Retrieved from https://studentshare.org/other/1429314-compare-the-moral-theories-of-kant-and-aristotle
https://studentshare.org/other/1429314-compare-the-moral-theories-of-kant-and-aristotle.
Aristotle, in his philosophy, maintains the importance of the soul in the acquisition of moral virtue. It is only by fulfilling the dictates of this soul, which is guided by reason that one would be able to achieve happiness. This happiness could be achieved by man, who was at the highest position in Aristotle’s teleological view of things. The man was at the highest position in his scala naturae, which means the Great Chain of Being, as a result of the possession of rationality and reason, unique to man, who maintains his superiority as a result of this rationality. The rational human person, the creature at the top of the biological ladder, would have a good character that arose out of the creation of moral virtue. To create this character, he would need the fortune to be tutored by somebody higher than him like a teacher, something that would be available only to the elite sections of the society. Aristotle himself was tutored by people like Plato and he was tutor to Alexander the Great. Contemporary Greek ideas and practices were thus, a great factor in the development of the theories of Aristotle. This theory, however, excludes a vast majority of the population, the commoners, from attaining the virtue that he talks about since they had no access to a tutor, let alone somebody like Aristotle.

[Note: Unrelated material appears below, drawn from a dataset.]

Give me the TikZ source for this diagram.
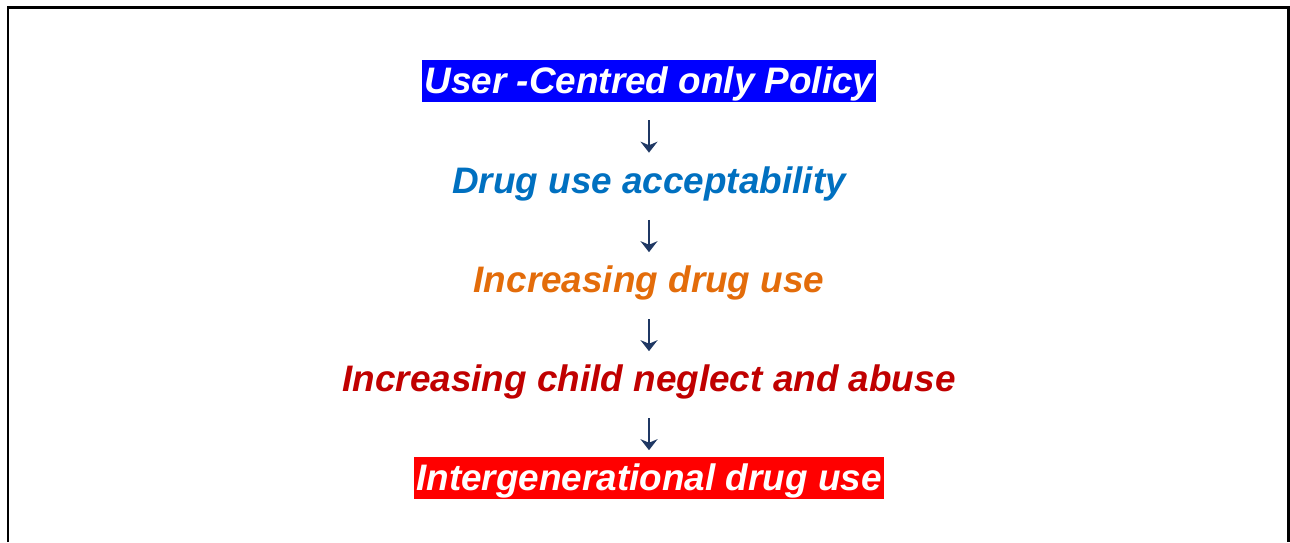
\documentclass[tikz,border=0pt]{standalone}
\usepackage{fontspec}
\setmainfont{Liberation Sans}
\usepackage[HTML]{xcolor}
\usetikzlibrary{arrows.meta}

\definecolor{policyblue}{HTML}{0000FF}
\definecolor{accblue}{HTML}{0070C0}
\definecolor{useorange}{HTML}{E36C0A}
\definecolor{neglectred}{HTML}{C00000}
\definecolor{genred}{HTML}{FF0000}
\definecolor{arrownavy}{HTML}{1F3864}

\begin{document}
\begin{tikzpicture}[x=0.02cm, y=-0.02cm,
  lvl/.style={font=\fontsize{21}{25}\selectfont\bfseries\itshape, anchor=base,
    inner sep=0pt, text height=0.68cm, text depth=0.17cm},
  boxed/.style={lvl, fill=#1, text=white, inner xsep=0.05cm},
  flow/.style={draw=arrownavy, line width=1.5pt, -{Stealth[length=0.22cm,width=0.34cm]},
    shorten <=0.36cm, shorten >=0.12cm}]
\useasboundingbox (0,0) rectangle (1290,542);

% open frame, cut off at the bottom
\draw[line width=0.06cm] (8,542) -- (8,7) -- (1288,7) -- (1288,542);

% the chain of effects
\node[boxed=policyblue] (policy) at (649,93.5) {User -Centred only Policy};
\node[lvl, text=accblue] (accept) at (649,193) {Drug use acceptability};
\node[lvl, text=useorange] (incuse) at (649,292.5) {Increasing drug use};
\node[lvl, text=neglectred] (neglect) at (649,391.5) {Increasing child neglect and abuse};
\node[boxed=genred] (intergen) at (649,490.5) {Intergenerational drug use};

\draw[flow] (policy) -- (accept);
\draw[flow] (accept) -- (incuse);
\draw[flow] (incuse) -- (neglect);
\draw[flow] (neglect) -- (intergen);
\end{tikzpicture}
\end{document}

Kant’s virtue is based on the fulfillment of one’s duty. The fulfillment of this duty would give a man his happiness and this was based on his actions and not on fortune. It was the fulfillment of this duty that gave rise to a man’s character which was based on justice rather than the achievement of an end. Man’s position in the world was based on this justice, which would be decided by his thought, rather than by any supernatural force. This also means that Kant’s theory gives more significance to the means that are employed to complete a particular action rather than the ends that are expected to be a result of that action. Here, Kant is different from the theories of colonialism that existed during his time, which were created to justify the end. Kant’s theory is thus, more egalitarian than that of Aristotle, who stressed the need for external influences to guide man to the achievement of virtue and happiness. This happiness and virtue could be attained through the fulfillment of one’s duty through the fulfillment of the categorical imperative, which refers to the demands of the moral law and the principles that constitute morality. It also refers to the moral duty of a person and it encompasses the actions that a man would have to take in order to fulfill them.
Both these thinkers stressed the role of knowledge, innate and acquired for the development of one’s character. While Kant focused on the innate knowledge of man that could be used to assess the empirical knowledge that man acquired, Aristotle focused on the reason of man and the guidance that would be provided by a teacher. Kant sought to remedy the traditional divorce that was effected between rationalist philosophy and empirical philosophy. They were therefore the forerunners of present-day thinkers who place a lot of emphasis on knowledge.
Arguing for the moral superiority of one thinker over the other is fraught with complications when they belong to totally different world orders and applying a contemporary yardstick to assess them would be unfair to them. However, if one were to do so, Kant’s philosophy, with the emphasis that it lays on the innate knowledge of man, without any difference between the masses and the elite classes of the society. Apart from this, while Aristotle exhorts one to follow the dictates of an abstract soul, Kant is able to provide man with a more stable framework that one may follow. However, the superiority of his tenets is something that is contingent on the time and place from where we choose to analyze his works.